Aldarc
Legend
I would also say that it's pretty noteworthy IMHO that a lot of iconic spells and magic items exist or were created for the purpose of bypassing these game elements. So either it's handwaved into unimportance or the game creates ways to ignore these things.Players don't get much enjoyment out of tracking food, water, ammo, encumbrance, etc...and yet those get a pass when talking about old-school gaming. I'd argue they occasionally get enjoyment out of some of the resultant situations, not the tracking itself. So designing the game to deliver the same (or similar) resultant situations without the tedium of actually tracking all those numbers would be worthwhile, I think.
As a related issue: I'm in several games of B/X (with a sprinkle of AD&D). I wanted to see what "old school gaming" was like by several GMs claiming to run it the way they always have for decades using their original books. It was remarkably tame with little tracking of things like food, water, ammo, or encumberance. Exploration and hex-crawling was fairly carefree with a lot of handwaving.

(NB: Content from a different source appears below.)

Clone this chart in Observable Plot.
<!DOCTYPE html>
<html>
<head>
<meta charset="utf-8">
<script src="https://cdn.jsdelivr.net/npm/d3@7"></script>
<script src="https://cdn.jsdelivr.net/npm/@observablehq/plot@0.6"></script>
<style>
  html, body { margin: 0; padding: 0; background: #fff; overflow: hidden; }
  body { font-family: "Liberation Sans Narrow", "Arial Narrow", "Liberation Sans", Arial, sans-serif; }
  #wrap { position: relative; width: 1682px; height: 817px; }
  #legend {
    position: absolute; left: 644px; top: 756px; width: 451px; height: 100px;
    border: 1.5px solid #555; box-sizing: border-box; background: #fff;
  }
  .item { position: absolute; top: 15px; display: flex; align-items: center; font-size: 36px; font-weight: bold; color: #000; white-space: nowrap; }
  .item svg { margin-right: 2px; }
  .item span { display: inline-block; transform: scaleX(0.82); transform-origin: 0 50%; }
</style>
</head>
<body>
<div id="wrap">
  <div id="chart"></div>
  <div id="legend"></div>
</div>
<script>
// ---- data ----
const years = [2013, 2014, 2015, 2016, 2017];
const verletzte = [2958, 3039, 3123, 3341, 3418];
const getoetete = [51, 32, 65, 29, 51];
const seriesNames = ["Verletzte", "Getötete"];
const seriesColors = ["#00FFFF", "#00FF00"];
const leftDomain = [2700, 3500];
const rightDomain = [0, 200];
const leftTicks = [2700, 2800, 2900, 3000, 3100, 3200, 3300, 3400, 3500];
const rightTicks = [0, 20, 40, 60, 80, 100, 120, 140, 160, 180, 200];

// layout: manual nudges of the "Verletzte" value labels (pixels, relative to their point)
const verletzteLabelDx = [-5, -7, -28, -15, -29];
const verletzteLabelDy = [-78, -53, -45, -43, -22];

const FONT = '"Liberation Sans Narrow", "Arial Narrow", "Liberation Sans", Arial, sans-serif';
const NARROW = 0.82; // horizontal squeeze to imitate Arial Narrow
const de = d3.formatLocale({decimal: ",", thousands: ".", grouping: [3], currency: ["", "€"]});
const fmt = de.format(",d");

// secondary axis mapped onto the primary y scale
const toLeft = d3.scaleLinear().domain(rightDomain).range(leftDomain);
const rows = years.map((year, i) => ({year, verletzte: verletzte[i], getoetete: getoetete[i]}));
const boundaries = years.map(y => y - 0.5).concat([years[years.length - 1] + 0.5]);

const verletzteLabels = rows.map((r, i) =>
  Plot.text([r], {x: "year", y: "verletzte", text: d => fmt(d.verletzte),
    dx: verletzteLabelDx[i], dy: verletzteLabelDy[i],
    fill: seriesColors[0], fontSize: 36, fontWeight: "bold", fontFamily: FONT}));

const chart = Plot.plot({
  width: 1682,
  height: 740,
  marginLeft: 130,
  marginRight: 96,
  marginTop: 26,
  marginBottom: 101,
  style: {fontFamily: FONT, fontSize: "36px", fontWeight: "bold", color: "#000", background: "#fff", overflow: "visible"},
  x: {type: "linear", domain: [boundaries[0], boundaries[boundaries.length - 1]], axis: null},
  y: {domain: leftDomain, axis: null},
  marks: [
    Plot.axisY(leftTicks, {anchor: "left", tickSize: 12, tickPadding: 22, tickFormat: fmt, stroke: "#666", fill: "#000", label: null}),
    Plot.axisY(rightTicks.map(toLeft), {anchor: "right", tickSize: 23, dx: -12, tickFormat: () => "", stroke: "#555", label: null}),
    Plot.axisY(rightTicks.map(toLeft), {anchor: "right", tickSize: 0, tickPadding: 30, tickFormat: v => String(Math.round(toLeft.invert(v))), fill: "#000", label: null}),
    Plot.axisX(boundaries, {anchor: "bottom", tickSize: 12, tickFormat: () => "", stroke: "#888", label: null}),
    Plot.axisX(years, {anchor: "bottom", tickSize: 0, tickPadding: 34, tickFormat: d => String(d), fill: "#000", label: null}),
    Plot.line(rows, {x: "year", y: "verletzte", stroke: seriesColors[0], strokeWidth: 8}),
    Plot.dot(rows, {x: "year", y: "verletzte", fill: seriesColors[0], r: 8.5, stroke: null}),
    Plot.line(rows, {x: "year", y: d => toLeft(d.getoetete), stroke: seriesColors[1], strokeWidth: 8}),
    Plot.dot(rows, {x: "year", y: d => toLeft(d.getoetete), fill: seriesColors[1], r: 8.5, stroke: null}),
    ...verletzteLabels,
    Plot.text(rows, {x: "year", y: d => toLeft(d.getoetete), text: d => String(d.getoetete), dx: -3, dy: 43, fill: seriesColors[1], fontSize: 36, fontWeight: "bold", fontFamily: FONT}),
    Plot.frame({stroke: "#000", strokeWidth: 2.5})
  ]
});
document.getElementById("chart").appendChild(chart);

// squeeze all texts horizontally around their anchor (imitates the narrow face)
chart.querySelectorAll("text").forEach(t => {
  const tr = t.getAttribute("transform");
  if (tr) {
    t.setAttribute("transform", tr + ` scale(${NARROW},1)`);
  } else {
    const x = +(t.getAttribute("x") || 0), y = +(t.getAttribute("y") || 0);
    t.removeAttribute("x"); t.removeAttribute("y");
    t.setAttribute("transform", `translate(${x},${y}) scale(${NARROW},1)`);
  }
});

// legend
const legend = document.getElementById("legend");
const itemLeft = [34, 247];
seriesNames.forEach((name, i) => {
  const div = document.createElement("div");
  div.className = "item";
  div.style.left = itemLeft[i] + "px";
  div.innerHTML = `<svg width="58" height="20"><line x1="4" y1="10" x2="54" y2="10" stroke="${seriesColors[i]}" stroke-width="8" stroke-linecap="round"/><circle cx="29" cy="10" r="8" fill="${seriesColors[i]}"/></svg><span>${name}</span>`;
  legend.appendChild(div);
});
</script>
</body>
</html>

The gamification of old school roleplay that is prevalent with swaths of the OSR scene were fairly absent in these games. I'm fairly certain that there was a lot of fudging to prevent some TPKs. I went into both games creating disposal characters that could be fed to the dungeon meat grinder. Both of my initial characters are still alive after about a year of play, and I would not describe my play as particularly "skilled" at all.